The popularity of military schools marks a cultural about-face from a generation ago, says Charles Moskos, a military sociologist at Northwestern University, recalling the antiwar tenor of the late ’60s and ’70s, “when colleges like Harvard were kicking the ROTC off campus.” The critics of military schools have not vanished. Rick Johnkow, the coordinator for the Project on Youth and Nonmilitary Opportunities, based in San Diego, charges that military-style schools steer poor, black students into the armed forces, rather than encouraging them to go to college.

But sociologists like Moskos say the military has achieved credibility among young minorities and their parents, in large part because it is a rare institution that is not dominated at top levels by whites. “The Army is the only place in American society where whites are routinely bossed around by blacks,” he says.

It’s too early to tell whether military-style schools will succeed in raising test scores and restoring order. But attendance at the Chicago academy is running at 95 percent, a figure that most urban school administrators can only dream about. The Chicago academy, which has roughly the same number of boys and girls, is open to any student in the city. All that is required is a grammar-school diploma and a letter of recommendation. For this school year, there were 2,000 applications for 140 slots in the freshman class; a committee chose not the brightest or the most troubled, but what it considered the most well-rounded group. The boss at the academy is retired Brig. Gen. Frank C. Bacon, a 72-year-old veteran of the Korean War, gray-haired but still square-shouldered. By turns stern and avuncular, Bacon sometimes sounds a bit like Father Flanagan from Boys Town. “They can have been in trouble and still come here,” he says. “They just can’t stay in trouble and stay here.” Bacon says the school does not necessarily take the top students. “Hell, I can go out and get a lot of ultrabright kids who will make me look good,” he says. “But what good does that do? I’m interested in taking average kids and making above- average citizens out of them.”

Robert Shores, 16, says he was a lost child with a bad temper when he enrolled at the Chicago academy three years ago. He hadn’t seen his father in years. His mother for a time succumbed to drugs, moving away and leaving Robert and his two siblings in the care of an aunt. The other boys at his grammar school bullied the slender boy mercilessly. They called him “shorty” and “little man.” Gang members came calling, trying to recruit him. “They said they’d fight for me,” Robert says.

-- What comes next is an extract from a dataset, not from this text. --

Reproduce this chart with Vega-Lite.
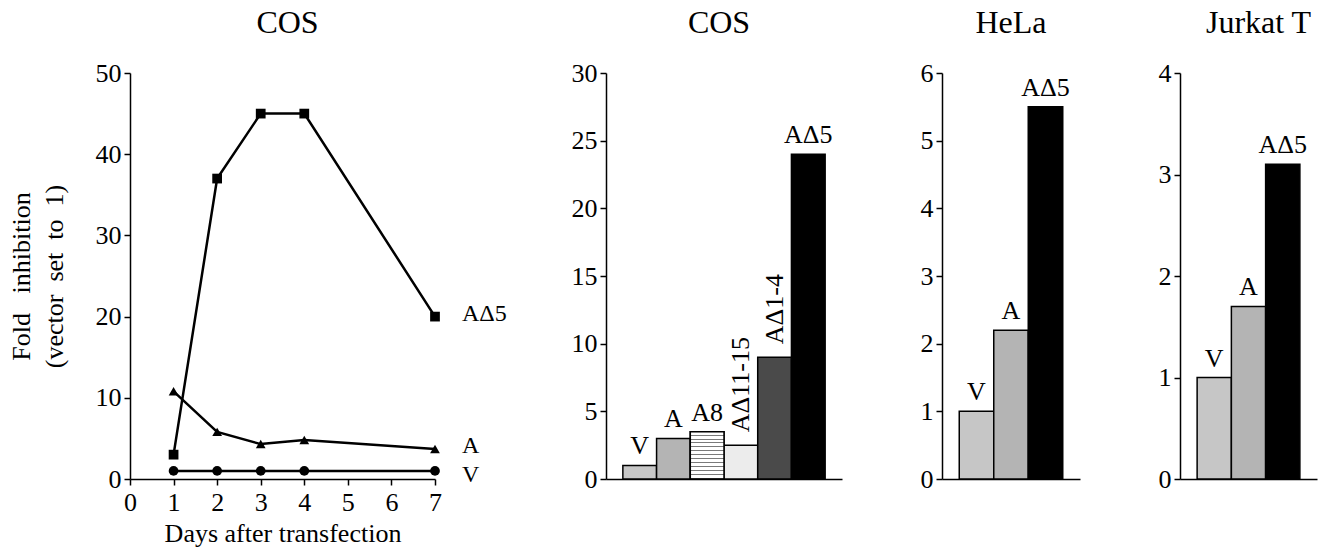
{
  "$schema": "https://vega.github.io/schema/vega-lite/v6.json",
  "autosize": {"type": "none"},
  "padding": {"left": 130, "top": 73, "right": 1194, "bottom": 478},
  "background": "white",
  "config": {
    "font": "Liberation Serif",
    "view": {"stroke": null},
    "axis": {
      "domainColor": "black", "domainWidth": 1.5,
      "tickColor": "black", "tickWidth": 1.5, "tickSize": 6,
      "labelColor": "black", "labelFont": "Liberation Serif", "labelFontSize": 26, "labelPadding": 3, "labelFlush": false,
      "titleFont": "Liberation Serif", "titleFontSize": 26, "titleFontWeight": "normal", "titleColor": "black",
      "grid": false
    },
    "title": {"font": "Liberation Serif", "fontSize": 32, "fontWeight": "normal", "color": "black", "frame": "group", "anchor": "middle", "offset": 20}
  },
  "datasets": {
    "timecourse": [
      {"series": "AΔ5", "day": 1, "fold": 3},
      {"series": "AΔ5", "day": 2, "fold": 37},
      {"series": "AΔ5", "day": 3, "fold": 45},
      {"series": "AΔ5", "day": 4, "fold": 45},
      {"series": "AΔ5", "day": 7, "fold": 20},
      {"series": "A", "day": 1, "fold": 10.8},
      {"series": "A", "day": 2, "fold": 5.8},
      {"series": "A", "day": 3, "fold": 4.3},
      {"series": "A", "day": 4, "fold": 4.8},
      {"series": "A", "day": 7, "fold": 3.7},
      {"series": "V", "day": 1, "fold": 1},
      {"series": "V", "day": 2, "fold": 1},
      {"series": "V", "day": 3, "fold": 1},
      {"series": "V", "day": 4, "fold": 1},
      {"series": "V", "day": 7, "fold": 1}
    ],
    "cos": [
      {"construct": "V", "fold": 1},
      {"construct": "A", "fold": 3},
      {"construct": "A8", "fold": 3.5},
      {"construct": "AΔ11-15", "fold": 2.5},
      {"construct": "AΔ1-4", "fold": 9},
      {"construct": "AΔ5", "fold": 24}
    ],
    "hela": [
      {"construct": "V", "fold": 1},
      {"construct": "A", "fold": 2.2},
      {"construct": "AΔ5", "fold": 5.5}
    ],
    "jurkat": [
      {"construct": "V", "fold": 1},
      {"construct": "A", "fold": 1.7},
      {"construct": "AΔ5", "fold": 3.1}
    ]
  },
  "bounds": "flush",
  "spacing": 171,
  "hconcat": [
    {
      "width": 305, "height": 406,
      "title": {"text": "COS", "dx": 5},
      "data": {"name": "timecourse"},
      "layer": [
        {
          "mark": {"type": "line", "color": "black", "strokeWidth": 2.5},
          "encoding": {
            "x": {"field": "day", "type": "quantitative", "scale": {"domain": [0, 7]},
                  "axis": {"values": [0, 1, 2, 3, 4, 5, 6, 7], "title": "Days after transfection", "labelPadding": 4, "titlePadding": 5}},
            "y": {"field": "fold", "type": "quantitative", "scale": {"domain": [0, 50]},
                  "axis": {"values": [0, 10, 20, 30, 40, 50], "title": ["Fold\u00a0\u00a0 inhibition", "(vector\u00a0 set\u00a0 to\u00a0 1)"], "titlePadding": 28, "titleLineHeight": 33}},
            "detail": {"field": "series", "type": "nominal"}
          }
        },
        {
          "mark": {"type": "point", "filled": true, "color": "black", "size": 95, "opacity": 1},
          "encoding": {
            "x": {"field": "day", "type": "quantitative"},
            "y": {"field": "fold", "type": "quantitative"},
            "shape": {"field": "series", "type": "nominal", "scale": {"domain": ["AΔ5", "A", "V"], "range": ["square", "triangle-up", "circle"]}, "legend": null}
          }
        },
        {
          "transform": [{"filter": "datum.day === 7 && datum.series !== 'V'"}],
          "mark": {"type": "text", "align": "left", "baseline": "middle", "dx": 27, "dy": -3, "fontSize": 24, "font": "Liberation Serif", "color": "black"},
          "encoding": {
            "x": {"field": "day", "type": "quantitative"},
            "y": {"field": "fold", "type": "quantitative"},
            "text": {"field": "series", "type": "nominal"}
          }
        },
        {
          "transform": [{"filter": "datum.day === 7 && datum.series === 'V'"}],
          "mark": {"type": "text", "align": "left", "baseline": "middle", "dx": 27, "dy": 4, "fontSize": 24, "font": "Liberation Serif", "color": "black"},
          "encoding": {
            "x": {"field": "day", "type": "quantitative"},
            "y": {"field": "fold", "type": "quantitative"},
            "text": {"field": "series", "type": "nominal"}
          }
        }
      ]
    },
    {
      "bounds": "flush",
      "spacing": 100,
      "hconcat": [
        {
          "width": 236, "height": 406,
          "title": {"text": "COS", "dx": -5},
          "data": {"name": "cos"},
          "encoding": {
            "x": {"field": "construct", "type": "nominal", "sort": null, "scale": {"paddingInner": 0, "paddingOuter": 0.5}, "axis": {"labels": false, "ticks": false, "title": null}},
            "y": {"field": "fold", "type": "quantitative", "scale": {"domain": [0, 30]}, "axis": {"values": [0, 5, 10, 15, 20, 25, 30], "title": null}}
          },
          "layer": [
            {
              "mark": {"type": "bar", "stroke": "black", "strokeWidth": 1.5},
              "encoding": {
                "fill": {"field": "construct", "type": "nominal", "scale": {"domain": ["V", "A", "A8", "AΔ11-15", "AΔ1-4", "AΔ5"], "range": ["#c6c6c6", "#b4b4b4", "#dcdcdc", "#ececec", "#4a4a4a", "#000000"]}, "legend": null}
              }
            },
            {
              "transform": [{"filter": "datum.construct === 'A8'"}],
              "mark": {"type": "bar", "stroke": "black", "strokeWidth": 1.5,
                "fill": {"gradient": "linear", "x1": 0, "y1": 0, "x2": 0, "y2": 1, "stops": [
                  {"offset": 0, "color": "white"}, {"offset": 0.0625, "color": "white"}, {"offset": 0.0625, "color": "#7a7a7a"}, {"offset": 0.0833, "color": "#7a7a7a"},
                  {"offset": 0.0833, "color": "white"}, {"offset": 0.1458, "color": "white"}, {"offset": 0.1458, "color": "#7a7a7a"}, {"offset": 0.1667, "color": "#7a7a7a"},
                  {"offset": 0.1667, "color": "white"}, {"offset": 0.2292, "color": "white"}, {"offset": 0.2292, "color": "#7a7a7a"}, {"offset": 0.25, "color": "#7a7a7a"},
                  {"offset": 0.25, "color": "white"}, {"offset": 0.3125, "color": "white"}, {"offset": 0.3125, "color": "#7a7a7a"}, {"offset": 0.3333, "color": "#7a7a7a"},
                  {"offset": 0.3333, "color": "white"}, {"offset": 0.3958, "color": "white"}, {"offset": 0.3958, "color": "#7a7a7a"}, {"offset": 0.4167, "color": "#7a7a7a"},
                  {"offset": 0.4167, "color": "white"}, {"offset": 0.4792, "color": "white"}, {"offset": 0.4792, "color": "#7a7a7a"}, {"offset": 0.5, "color": "#7a7a7a"},
                  {"offset": 0.5, "color": "white"}, {"offset": 0.5625, "color": "white"}, {"offset": 0.5625, "color": "#7a7a7a"}, {"offset": 0.5833, "color": "#7a7a7a"},
                  {"offset": 0.5833, "color": "white"}, {"offset": 0.6458, "color": "white"}, {"offset": 0.6458, "color": "#7a7a7a"}, {"offset": 0.6667, "color": "#7a7a7a"},
                  {"offset": 0.6667, "color": "white"}, {"offset": 0.7292, "color": "white"}, {"offset": 0.7292, "color": "#7a7a7a"}, {"offset": 0.75, "color": "#7a7a7a"},
                  {"offset": 0.75, "color": "white"}, {"offset": 0.8125, "color": "white"}, {"offset": 0.8125, "color": "#7a7a7a"}, {"offset": 0.8333, "color": "#7a7a7a"},
                  {"offset": 0.8333, "color": "white"}, {"offset": 0.8958, "color": "white"}, {"offset": 0.8958, "color": "#7a7a7a"}, {"offset": 0.9167, "color": "#7a7a7a"},
                  {"offset": 0.9167, "color": "white"}, {"offset": 0.9792, "color": "white"}, {"offset": 0.9792, "color": "#7a7a7a"}, {"offset": 1, "color": "#7a7a7a"}
                ]}},
              "encoding": {}
            },
            {
              "transform": [{"filter": "datum.construct !== 'AΔ11-15' && datum.construct !== 'AΔ1-4'"}],
              "mark": {"type": "text", "baseline": "alphabetic", "align": "center", "dy": -11, "fontSize": 26, "font": "Liberation Serif", "color": "black"},
              "encoding": {"text": {"field": "construct", "type": "nominal"}}
            },
            {
              "transform": [{"filter": "datum.construct === 'AΔ11-15' || datum.construct === 'AΔ1-4'"}],
              "mark": {"type": "text", "baseline": "middle", "align": "left", "angle": 270, "dx": 13, "fontSize": 26, "font": "Liberation Serif", "color": "black"},
              "encoding": {"text": {"field": "construct", "type": "nominal"}}
            }
          ]
        },
        {
          "width": 138, "height": 406,
          "title": "HeLa",
          "data": {"name": "hela"},
          "encoding": {
            "x": {"field": "construct", "type": "nominal", "sort": null, "scale": {"paddingInner": 0, "paddingOuter": 0.5}, "axis": {"labels": false, "ticks": false, "title": null}},
            "y": {"field": "fold", "type": "quantitative", "scale": {"domain": [0, 6]}, "axis": {"values": [0, 1, 2, 3, 4, 5, 6], "title": null}}
          },
          "layer": [
            {
              "mark": {"type": "bar", "stroke": "black", "strokeWidth": 1.5},
              "encoding": {
                "fill": {"field": "construct", "type": "nominal", "scale": {"domain": ["V", "A", "AΔ5"], "range": ["#c6c6c6", "#b4b4b4", "#000000"]}, "legend": null}
              }
            },
            {
              "mark": {"type": "text", "baseline": "alphabetic", "align": "center", "dy": -11, "fontSize": 26, "font": "Liberation Serif", "color": "black"},
              "encoding": {"text": {"field": "construct", "type": "nominal"}}
            }
          ]
        },
        {
          "width": 137, "height": 406,
          "title": {"text": "Jurkat T", "dx": 10},
          "data": {"name": "jurkat"},
          "encoding": {
            "x": {"field": "construct", "type": "nominal", "sort": null, "scale": {"paddingInner": 0, "paddingOuter": 0.5}, "axis": {"labels": false, "ticks": false, "title": null}},
            "y": {"field": "fold", "type": "quantitative", "scale": {"domain": [0, 4]}, "axis": {"values": [0, 1, 2, 3, 4], "title": null}}
          },
          "layer": [
            {
              "mark": {"type": "bar", "stroke": "black", "strokeWidth": 1.5},
              "encoding": {
                "fill": {"field": "construct", "type": "nominal", "scale": {"domain": ["V", "A", "AΔ5"], "range": ["#c6c6c6", "#b4b4b4", "#000000"]}, "legend": null}
              }
            },
            {
              "mark": {"type": "text", "baseline": "alphabetic", "align": "center", "dy": -11, "fontSize": 26, "font": "Liberation Serif", "color": "black"},
              "encoding": {"text": {"field": "construct", "type": "nominal"}}
            }
          ]
        }
      ]
    }
  ]
}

He didn’t join. But he learned to use his fists. He got in trouble for fighting. He got in trouble for throwing rocks through windows. He got in trouble for smart-talking to teachers. His report card in the eighth grade showed D’s.

His mother, Phyllis, who had kicked drugs and moved home, read a newspaper article about the planned military academy in Bronzeville. She thought he should give it a try. “No way,” he told her. But they eventually struck a deal: he would attend for one year. If he didn’t like it, he could quit. During his first year at the academy, he got into plenty of scrapes, mostly for clowning. For misbehaving in English class, he was sent to the Peer Council, a student-run body that hears disciplinary cases and metes out punishment. The council can give detentions, order a student to scrub floors or maybe run in the gym for an entire day. In this case, the council told Robert to go back to English class and apologize to the teacher, Ms. Vines. So one morning he looked her in the eye and told her, “I’m sorry I disrupted your class.” He meant it, and she accepted the apology. To Robert, the simple act of fessing up, standing accountable for his wrongs, struck a chord. He said it made him feel like a man. He started acting like one.

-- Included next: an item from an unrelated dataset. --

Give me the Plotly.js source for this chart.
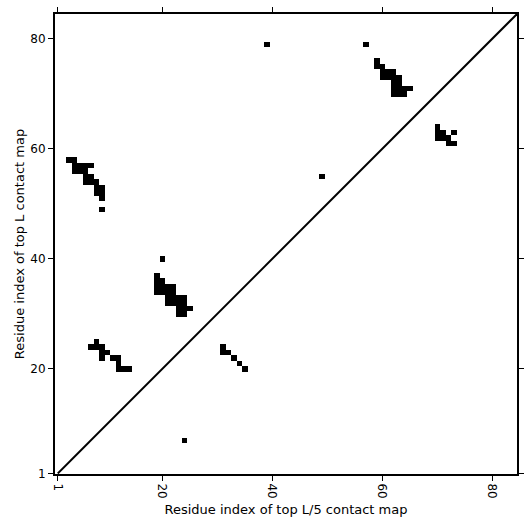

He hasn’t been a perfect angel. But his grades improved. He joined the sports teams–basketball, baseball, soccer. He plays drums and cornet in the academy’s band. “If you feel like nobody cares about you, then you feel like a nobody,” Robert says. “But there’s a lot of people here who really like me. They’ll pull me aside and tell me what I did wrong. And they tell me what I’ve done right.”

Phyllis Shores says the academy has been the salvation of her son. “Robert’s a totally different child since he’s been at that school,” she says. He helps around the house, fixing cabinets and light switches. He even makes it his responsibility to clean the bathroom in their upstairs apartment in a brick two-flat on the city’s South Side.

At military-style schools, the armed forces typically pay half the salaries of officers who work as instructors, and pick up the cost of the kids’ uniforms and equipment. Of the 50 administrators and teachers at the Chicago academy, 10 are retired military officers. But even the civilian teachers invoke the military code. Dina Morelli, a diminutive art teacher, begins her class with a sharp command: “At-tention to muster! Roll call.” ROTC officials say their participation is not part of a recruiting drive, but rather part of an effort to promote good citizenship. Critics dispute the claim, noting that one study shows roughly 40 percent of these students plan to eventually join the military. Chicago Mayor Richard M. Daley led the push for a military academy. He said the military-style schools simply offer another option, like magnet schools that emphasize art or foreign language. Daley faced some arched eyebrows from skeptics when he proposed the military academy. But he shrugged off the criticism as coming from “those ’60s-type people” who still harbor distrust of the military. When Mayor Jerry Brown of Oakland pushed for a military academy in that overwhelmingly liberal city two years ago, he was greeted by more than raised eyebrows. “They called me a racist and a militarist,” Brown says. “You had people who hate the military, who thought we were going to turn these little kids into killers.” His plan was shot down by the Oakland school board, so Brown went to the state for approval. California gave $1.3 million toward the Oakland Military Institute, which is affiliated with the state’s National Guard.

But the critics in Oakland are still riled. Dan Siegel, who is a member of the school board that opposed the academy, called the military school “culturally inconsistent with the traditions” of the East Bay. “It’s like putting the Ronald Reagan Museum in Berkeley. It doesn’t belong here.”

But Brown, who was educated by the Jesuits, says the military approach shares some of the virtues of Roman Catholic schools, which have shown success in educating poor children in urban centers. “I see authority. I see discipline.” Brown loves to tell Oakland Military cadets: “I’ve met a lot of Catholic nuns who are tougher than any drill sergeant.”

To Brown and others worried about urban education, the crisis of poor test scores demands some kind of new campaign. For now, it seems that plenty of school boards and parents–and young people, too–stand poised to salute.